13. … geschieht in der Wertschätzung von Bildung und Wissenschaft. Bildung wird hier nicht verstanden im Sinn von Prestige und Status, sondern das Ziel ist Bildung für alle; geschieht in der Zusammenarbeit mit der Universitäts-theologie, mit kritischer Wahrnehmung derjenigen christlichen Gruppen, die – direkt oder indirekt – bildungsfeindliche Tendenzen haben und ein Schwarz-Weiß-Denken bzw. das Entstehen von Vorurteilen und Feindbildern begünstigen.

14. … geschieht in der Würdigung von Kunst, Kultur und Körper: z.B. von Fantasie, Kreativität, Rhythmus, Bewegung; geschieht in der Förderung der unterschiedlichen Talente. Keine Abwertung des Körperlichen gegenüber dem Seelischen.

15. …ist sowohl emotional und sinnlich geprägt als auch durch denkerische Qualität in der Freiheit des Denkens und Fragens. Die Vernunft ist genauso ein Geschenk Gottes wie der Glaube. Deshalb widersprechen und behindern sich für Christen Glauben und Denken nicht, sondern ergänzen, bereichern und korrigieren bzw. klären sich gegenseitig.

16. … ist ihrem Charakter nach nahe am heutigen Leben – auch am Leben junger Menschen –, einladend und verbind-lich, weltoffen statt altmodisch, mutig statt ängstlich.

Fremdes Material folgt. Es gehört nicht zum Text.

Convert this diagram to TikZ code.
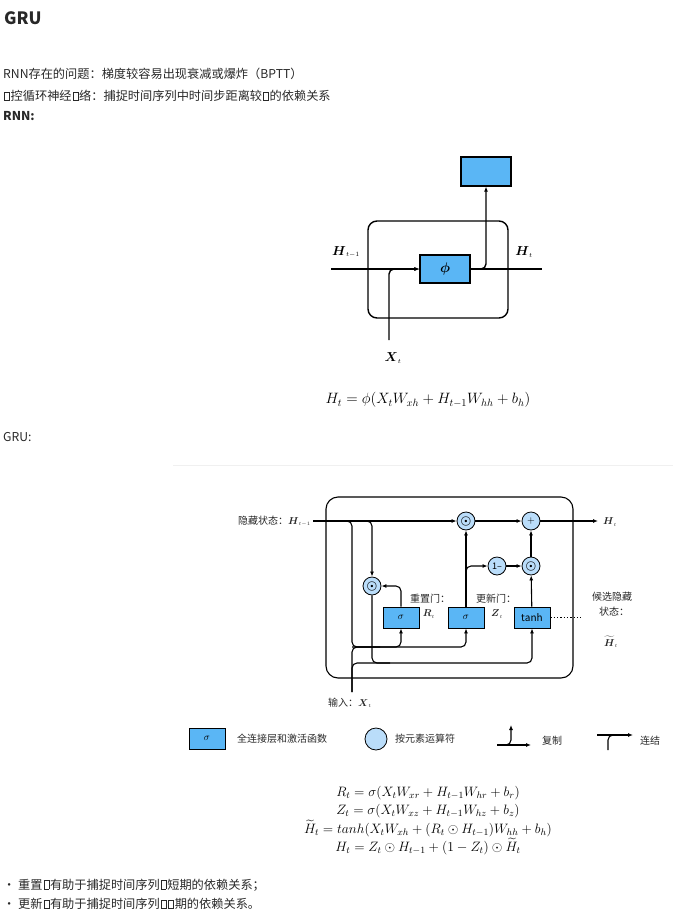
\RequirePackage{fix-cm}
\documentclass[tikz,border=0pt]{standalone}
\usepackage{amsmath}
\usepackage{fontspec}
\setmainfont{Noto Sans CJK SC}
\usetikzlibrary{positioning,arrows.meta}

\definecolor{fcblue}{RGB}{90,182,245}
\definecolor{opblue}{RGB}{186,221,250}
\definecolor{txt}{RGB}{40,40,40}

% glyph the page could not show
\newcommand{\missg}{\kern.08em\hbox{\vrule width .45pt\vbox to .72em{\hrule width .38em\vfill\hrule width .38em}\vrule width .45pt}\kern.08em}

\tikzset{
  fc/.style={draw, fill=fcblue, line width=0.8pt, minimum width=36pt, minimum height=21pt, inner sep=0pt},
  op/.style={circle, draw, fill=opblue, line width=0.8pt, minimum size=18pt, inner sep=0pt},
  wire/.style={rounded corners=5pt},
  arr/.style={wire, -{Latex[length=5pt,width=4pt]}},
  body/.style={anchor=west, inner sep=0pt, text=txt, font=\fontsize{12.2}{14}\selectfont},
  lbl/.style={inner sep=0pt, text=txt, font=\fontsize{10}{12}\selectfont},
  eq/.style={inner sep=0pt, font=\fontsize{13.6}{16}\selectfont},
}

\begin{document}
\begin{tikzpicture}[x=1pt, y=-1pt, node distance=17.8pt]
\useasboundingbox (0,0) rectangle (673,916);

% text at the top
\node[body, font=\fontsize{17}{20}\selectfont\bfseries] (title) at (4,18) {GRU};
\node[body] (p1) at (3,74) {RNN存在的问题：梯度较容易出现衰减或爆炸（BPTT）};
\node[body] (p2) at (3,96) {\missg 控循环神经\missg 络：捕捉时间序列中时间步距离较\missg 的依赖关系};
\node[body, font=\fontsize{12.2}{14}\selectfont\bfseries] (p3) at (3,116) {RNN:};

% RNN cell
\begin{scope}[line width=1.4pt]
\node[fc, line width=1.2pt, minimum width=50pt, minimum height=29pt] (yout) at (486,171.5) {};
\draw[rounded corners=9pt] (368,221) rectangle (508,318);
\node[fc, line width=1.2pt, minimum width=50pt, minimum height=28pt, font=\fontsize{14}{16}\selectfont] (phi) at (445,269) {$\boldsymbol{\phi}$};
\coordinate (hl) at (331,269);
\coordinate (hr) at (542,269);
\coordinate (xt) at (389,340);
\draw[arr] (hl) -- (phi);
\draw[arr] (xt) |- (phi);
\draw (phi) -- (hr);
\draw[arr] (phi) -| (yout);
\end{scope}
\node[font=\fontsize{13}{15}\selectfont] (lhp) at (346,252) {$\boldsymbol{H}_{\scriptscriptstyle t-1}$};
\node[font=\fontsize{13}{15}\selectfont] (lhn) at (524,252) {$\boldsymbol{H}_{\scriptscriptstyle t}$};
\node[font=\fontsize{13}{15}\selectfont] (lx) at (393,358) {$\boldsymbol{X}_{\scriptscriptstyle t}$};
\node[eq, font=\fontsize{15}{18}\selectfont] (e0) at (428,400) {$H_t = \phi(X_tW_{xh} + H_{t-1}W_{hh} + b_h)$};

\node[body] (p4) at (3,437) {GRU:};
\draw[black!6] (173,465) -- (673,465);

% GRU cell
\begin{scope}[line width=1.1pt]
\draw[rounded corners=12pt] (326,497) rectangle (573,678);
\node[op, font=\large] (m1) at (466,521) {$\boldsymbol{\odot}$};
\node[op] (plus) at (531,521) {$+$};
\node[op, font=\fontsize{9}{9}\selectfont] (om) at (497,566) {1–};
\node[op, font=\large] (m2) at (531,566) {$\boldsymbol{\odot}$};
\node[op, font=\large] (rm) at (372,586) {$\boldsymbol{\odot}$};
\node[fc] (rsig) at (401,617.5) {$\sigma$};
\node[fc] (zsig) at (466,617.5) {$\sigma$};
\node[fc] (th) at (532,617.5) {$\mathrm{tanh}$};
\coordinate (hin) at (313,521);
\coordinate (xin) at (352,692);
\coordinate (hout) at (598,521);
\coordinate (zb) at (466,582);
\draw[arr] (hin) -- (m1);
\draw[arr] (hin) -| (352,647) -| (rsig);
\draw[arr] (352,647) -| (zsig);
\draw[arr] (hin) -| (rm);
\draw[arr] (rm) -- (372,663) -| (th);
\draw[wire] (xin) |- (380,647);
\draw[wire] (xin) |- (390,663);
\draw[arr] (rsig) |- (rm);
\draw[arr] (zsig) -- (m1);
\draw[arr] (zb) |- (om);
\draw[arr] (om) -- (m2);
\draw[arr] (th) -- (m2);
\draw[arr] (m2) -- (plus);
\draw[arr] (m1) -- (plus);
\draw[arr] (plus) -- (hout);
\draw[dotted, line width=1.3pt] (th) -- (583,617.5);
\end{scope}
\node[lbl, anchor=east] (hlab) at (311,521) {隐藏状态：$\boldsymbol{H}_{\scriptscriptstyle t-1}$};
\node[lbl] (xlab) at (350,703) {输入：$\boldsymbol{X}_{\scriptscriptstyle t}$};
\node[lbl] (rlab) at (430,599) {重置门：};
\node[lbl] (rt) at (429,614) {$\boldsymbol{R}_{\scriptscriptstyle t}$};
\node[lbl] (zlab) at (496,599) {更新门：};
\node[lbl] (zt) at (497,614) {$\boldsymbol{Z}_{\scriptscriptstyle t}$};
\node[lbl] (cl1) at (612,597) {候选隐藏};
\node[lbl] (cl2) at (614,612) {状态：};
\node[lbl] (ht) at (611,642) {$\widetilde{\boldsymbol{H}}_{\scriptscriptstyle t}$};
\node[lbl] (hlo) at (610,522) {$\boldsymbol{H}_{\scriptscriptstyle t}$};

% legend
\begin{scope}[line width=1.1pt]
\node[fc] (lfc) at (207,738.5) {$\sigma$};
\node[op, minimum size=22pt] (lop) at (376,739) {};
\coordinate (ca) at (497,745);
\coordinate (cb) at (531,745);
\coordinate (cc) at (511,725);
\draw[arr] (ca) -- (cb);
\draw[arr] (ca) -| (cc);
\coordinate (ja) at (597,735);
\coordinate (jb) at (633,735);
\coordinate (jc) at (608,750);
\draw[arr] (ja) -- (jb);
\draw[wire] (jc) |- (620,735);
\end{scope}
\node[lbl, anchor=west] (lfct) at (237,739) {全连接层和激活函数};
\node[lbl, anchor=west] (lopt) at (395,739) {按元素运算符};
\node[lbl, anchor=west] (cpt) at (542,741) {复制};
\node[lbl, anchor=west] (jt) at (640,741) {连结};

% equations
\node[eq] (e1) at (428,793) {$R_t = \sigma(X_tW_{xr} + H_{t-1}W_{hr} + b_r)$};
\node[eq] (e2) [below of=e1] {$Z_t = \sigma(X_tW_{xz} + H_{t-1}W_{hz} + b_z)$};
\node[eq] (e3) [below of=e2] {$\widetilde{H}_t = tanh(X_tW_{xh} + (R_t\odot H_{t-1})W_{hh} + b_h)$};
\node[eq] (e4) [below of=e3] {$H_t = Z_t\odot H_{t-1} + (1-Z_t)\odot\widetilde{H}_t$};

% notes at the bottom
\node[body] (b1) at (3,885) {• 重置\missg 有助于捕捉时间序列\missg 短期的依赖关系；};
\node[body] (b2) at (3,904) {• 更新\missg 有助于捕捉时间序列\missg\missg 期的依赖关系。};
\end{tikzpicture}
\end{document}
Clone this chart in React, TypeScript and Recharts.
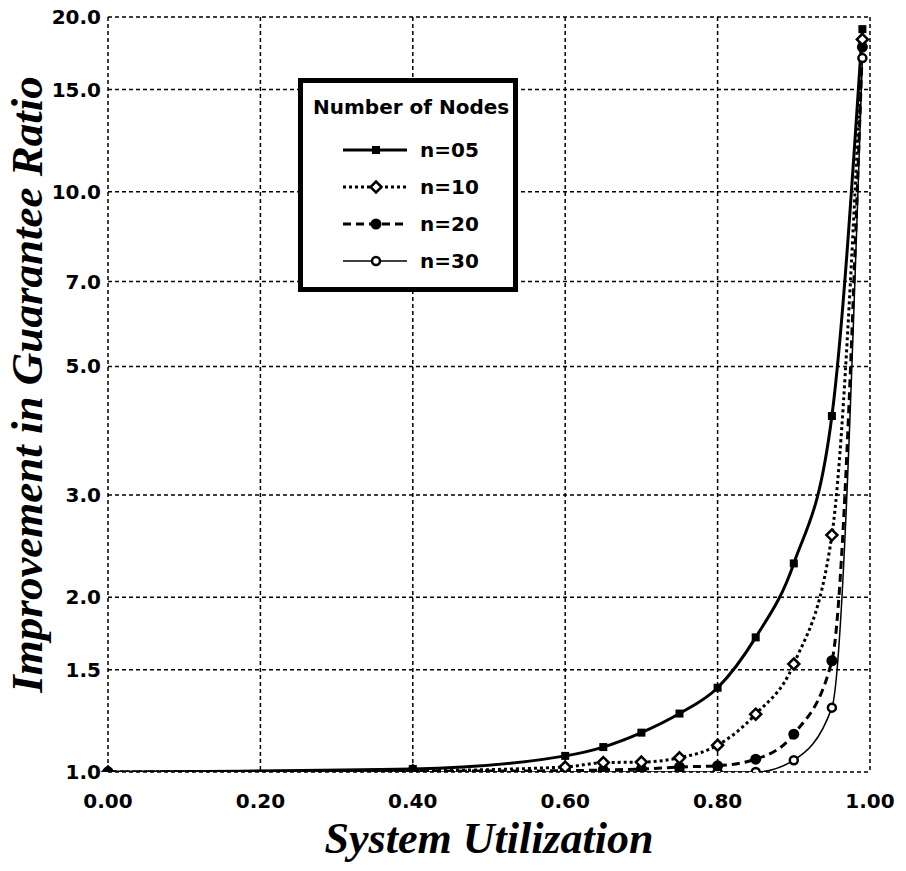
import { LineChart, Line, XAxis, YAxis, CartesianGrid, Legend, Label } from "recharts";

// system utilization at each plotted marker
const utilization = [0, 0.4, 0.6, 0.65, 0.7, 0.75, 0.8, 0.85, 0.9, 0.95, 0.99];

// improvement in guarantee ratio per node count
const n05 = [1.0, 1.012, 1.066, 1.104, 1.169, 1.261, 1.397, 1.706, 2.288, 4.106, 19.06];
const n10 = [1.0, 1.005, 1.02, 1.038, 1.04, 1.058, 1.112, 1.258, 1.535, 2.56, 18.3];
const n20 = [1.0, 1.003, 1.005, 1.008, 1.012, 1.02, 1.025, 1.052, 1.162, 1.555, 17.75];
const n30 = [1.0, 1.0, 1.0, 1.0, 1.0, 1.0, 1.0, 1.0, 1.048, 1.291, 16.99];

const xTicks = [0, 0.2, 0.4, 0.6, 0.8, 1.0];
const yTicks = [1, 1.5, 2, 3, 5, 7, 10, 15, 20];

const data = utilization.map((u, i) => ({
  u,
  n05: n05[i],
  n10: n10[i],
  n20: n20[i],
  n30: n30[i],
}));

const SANS = "'DejaVu Sans', sans-serif";
const SERIF = "'Liberation Serif', 'Times New Roman', serif";
const titleStyle = { fontFamily: SERIF, fontSize: 44, fontWeight: "bold", fontStyle: "italic", fill: "#000" };

const SquareDot = ({ cx, cy }: any) => (
  <rect x={cx - 4} y={cy - 4} width={8} height={8} fill="#000" />
);
const DiamondDot = ({ cx, cy }: any) => (
  <polygon
    points={`${cx},${cy - 5.5} ${cx + 5.5},${cy} ${cx},${cy + 5.5} ${cx - 5.5},${cy}`}
    fill="#fff"
    stroke="#000"
    strokeWidth={2.5}
  />
);
const FilledDot = ({ cx, cy }: any) => <circle cx={cx} cy={cy} r={5.5} fill="#000" />;
const OpenDot = ({ cx, cy }: any) => (
  <circle cx={cx} cy={cy} r={4} fill="#fff" stroke="#000" strokeWidth={2.5} />
);

const series = [
  { key: "n05", name: "n=05", width: 3, dash: undefined, Dot: SquareDot },
  { key: "n10", name: "n=10", width: 3, dash: "3 3", Dot: DiamondDot },
  { key: "n20", name: "n=20", width: 3, dash: "8 5", Dot: FilledDot },
  { key: "n30", name: "n=30", width: 1.5, dash: undefined, Dot: OpenDot },
];

const rowTops = [67, 104, 141, 178];

function NodesLegend() {
  return (
    <div
      style={{
        position: "relative",
        width: 220,
        height: 214,
        boxSizing: "border-box",
        border: "5px solid #000",
        background: "#fff",
        fontFamily: SANS,
        fontWeight: "bold",
        color: "#000",
      }}
    >
      <div style={{ position: "absolute", left: 10, top: 12, fontSize: 20, whiteSpace: "nowrap" }}>
        Number of Nodes
      </div>
      {series.map((s, i) => (
        <div key={s.key} style={{ position: "absolute", left: 40, top: rowTops[i] - 12, height: 24, display: "flex", alignItems: "center" }}>
          <svg width={66} height={24}>
            <line x1={0} x2={64} y1={12} y2={12} stroke="#000" strokeWidth={s.width} strokeDasharray={s.dash} />
            <s.Dot cx={33} cy={12} />
          </svg>
          <span style={{ marginLeft: 11, fontSize: 20 }}>{s.name}</span>
        </div>
      ))}
    </div>
  );
}

// rotated y-axis title, centred a little above the axis middle like the original
const YTitle = ({ viewBox }: any) => {
  const x = viewBox.x + 34;
  const y = viewBox.y + viewBox.height / 2 - 10;
  return (
    <text x={x} y={y} transform={`rotate(-90, ${x}, ${y})`} textAnchor="middle" style={{ ...titleStyle, fontSize: 45 }}>
      Improvement in Guarantee Ratio
    </text>
  );
};

export default function App() {
  const tick = { fontFamily: SANS, fontSize: 20, fontWeight: "bold", fill: "#000" };
  const order = [series[3], series[2], series[1], series[0]];
  return (
    <div style={{ width: 906, height: 871, position: "relative", background: "#fff", margin: "-8px 0 0 -8px" }}>
      <LineChart width={906} height={871} data={data} margin={{ top: 17, right: 36, bottom: 0, left: 8 }}>
        <CartesianGrid stroke="#000" strokeDasharray="4 3" strokeWidth={1.5} />
        <XAxis
          dataKey="u"
          type="number"
          domain={[0, 1]}
          ticks={xTicks}
          tickFormatter={(v: number) => v.toFixed(2)}
          axisLine={false}
          tickLine={false}
          tickSize={0}
          tickMargin={22}
          height={99}
          tick={tick}
        >
          <Label value="System Utilization" position="insideBottom" offset={18} style={titleStyle} />
        </XAxis>
        <YAxis
          type="number"
          scale="log"
          domain={[1, 20]}
          ticks={yTicks}
          allowDataOverflow
          tickFormatter={(v: number) => v.toFixed(1)}
          axisLine={false}
          tickLine={false}
          tickSize={0}
          tickMargin={7}
          width={100}
          tick={tick}
        >
          <Label content={YTitle} />
        </YAxis>
        <Legend
          layout="vertical"
          align="center"
          verticalAlign="middle"
          content={() => <NodesLegend />}
          wrapperStyle={{ left: 298, top: 78, width: 220, height: 214 }}
        />
        {order.map((s) => (
          <Line
            key={s.key}
            dataKey={s.key}
            name={s.name}
            type="monotone"
            stroke="#000"
            strokeWidth={s.width}
            strokeDasharray={s.dash}
            dot={(p: any) => <s.Dot key={`${s.key}-${p.index}`} cx={p.cx} cy={p.cy} />}
            activeDot={false}
            isAnimationActive={false}
          />
        ))}
      </LineChart>
    </div>
  );
}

17. …geschieht in der Freude am Lernen, am Entwickeln der eigenen Persönlichkeit, am Überwinden von Vorurteilen bzw. Feindbildern. Hunger nach Qualität ist besser als schnelle Zufriedenheit. Entdeckerlust ist besser als bloße Anpassung an das Gewohnte. Zur Erneuerung gehört aber auch die Bereitschaft zur Selbstkritik und Selbstrelativierung. Bescheidenheit ist das Siegel der Wahrheit.

18. … führt zu einer tiefgreifenden Reform der traditionellen volkskirchlichen und freikirchlichen Gottesdienste. Diese sind – Ausnahmen bestätigen die Regel – in Liturgie, Sprache, Musik bzw. Liedgut zu weit entfernt vom Lebensgefühl der heutigen Menschen. Die große Zeit der Orgel als das alles dominierende gottesdienstliche Musikinstrument geht ihrem Ende entgegen. Die Vielfalt der Instrumente und der heutigen Popularmusik sind im Gottesdienst wesentlich stärker zu berücksichtigen. Wichtig ist eine zunehmende Zahl von Alternativgottesdiensten, in denen man entschlossen neue Wege geht, auch was z.B. die Uhrzeit der Gottesdienste betrifft. Ein langweiliger Gottesdienst ist ein Widerspruch in sich selbst.

19. … geschieht in Predigten, die sich stärker an säkulare Menschen wenden und keine Vorkenntnisse voraussetzen. Sie sind vor allem glaubensweckend und vergewissernd. Die Fragen „Wie entsteht Interesse an Gott und am christlichen Glauben? Inwieweit ist ein Leben mit Gott angemessener, sinnvoller und beglückender als ein Leben ohne Gott?“ sind in Zukunft viel wichtiger als bisher. Sie verdienen auch eine intensivere wissenschaftliche Erforschung.

20. … geschieht weder im Rahmen konservativer bzw. evangelikaler, noch im Rahmen liberaler Theologie und Frömmig-keit. Die Erneuerung des christlichen Glaubens überwindet diese Polarisierung und lässt sie hinter sich. Sowohl die konservative als auch die liberale Theologie und Frömmigkeit beinhalten berechtigte und wertvolle Aspekte, die volle Anerkennung verdienen. Beide sind aber auch beeinträchtigt durch erhebliche Einseitigkeiten und Ausblendungen. Wichtig ist die Gesprächsbereitschaft nach beiden Seiten. Brücken bauen ist besser als Gräben aufreißen und Schub-ladendenken.
Wenn es auch bei der Erneuerung darum geht, religiöse Engstirnigkeiten zu überwinden – und dafür gegebenenfalls auch energisch zu kämpfen –, bleibt es dennoch von grundlegender Bedeutung, das Zusammengehörigkeitsgefühl und die Einheit aller Christen zu stärken. Mit „Einheit“ der Christen ist keine lehrmäßige Einheit gemeint – die haben wir in 2000 Jahren nicht erreicht und werden sie auch in absebarer Zeit nicht erreichen –, sondern eine vom Heiligen Geist gewirkte Einheit der Herzen.